Through the world’s largest beverage distribution system, consumers in more than 200 countries enjoy Coca-Cola beverages at a rate of more than 1.9 billion servings a day. With coolers getting packed for picnics, parades and vacations you can bet that they will be stuffed with products from this iconic American company. Also remember that the company also owns 16.7% of Monster Beverage, which continues to deliver big numbers.
Coca-Cola investors are paid an outstanding 3.12% dividend. Merrill Lynch has set its price target at $52, while the posted consensus target is $49.87. The shares were last seen at $47.41 apiece.
This top dividend payer is a very safe consumer staples play for investors. Colgate-Palmolive Co. (NYSE: CL) continues to deliver solid execution and is one of the best-positioned companies in its sector, given its strong brands in attractive categories, particularly oral care.

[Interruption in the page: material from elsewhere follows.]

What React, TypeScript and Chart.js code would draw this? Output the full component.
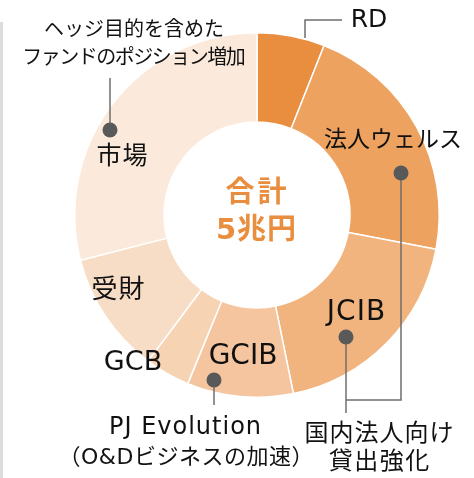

Over half of Colgate’s total revenues (52%) are derived in faster-growth emerging economies, and the company maintains leading or near-leading market shares across Brazil, Russia, India and China. While those have slowed over the last year, a pickup in growth could be coming, especially with a very weak dollar making products attractive overseas.
Colgate-Palmolive investors are paid a 2.14% dividend. The $83 Merrill Lynch price target compares with the posted consensus target of $76.64. The stock traded at $74.67 on Tuesday’s close.
The giant retailer has performed well and is also on the Merrill Lynch US 1 list. Wal-Mart Stores Inc. (NYSE: WMT) is the world’s largest retailer, operating retail stores under the formats of Walmart Stores, Supercenters, Neighborhood Markets, as well as Sam’s Club locations, in the United States, and it has a growing e-commerce business (including Jet.com). Internationally, Walmart also operates locations in several countries, including Argentina, Brazil, Canada, China, Japan, Mexico and the United Kingdom.
Each week, nearly 260 million customers and members visit the company’s 11,535 stores under 72 banners in 28 countries and e-commerce sites in 11 countries. With fiscal year 2017 revenue of nearly $486 billion, Walmart employs approximately 2.2 million associates worldwide.
Walmart shareholders are paid a 1.9% dividend. The Merrill Lynch price target is $120. The posted consensus target is $105.93, and the shares closed most recently at $107.73 apiece.
Despite the constant Wall Street bullishness, the market needs a breather, and a 5% sell-off would provide just that. These five top stocks rated Buy all pay good dividends and offer a degree of safety in what is clearly a very expensive market by historical standards. With earnings reporting mostly over, playing it safe now really makes sense.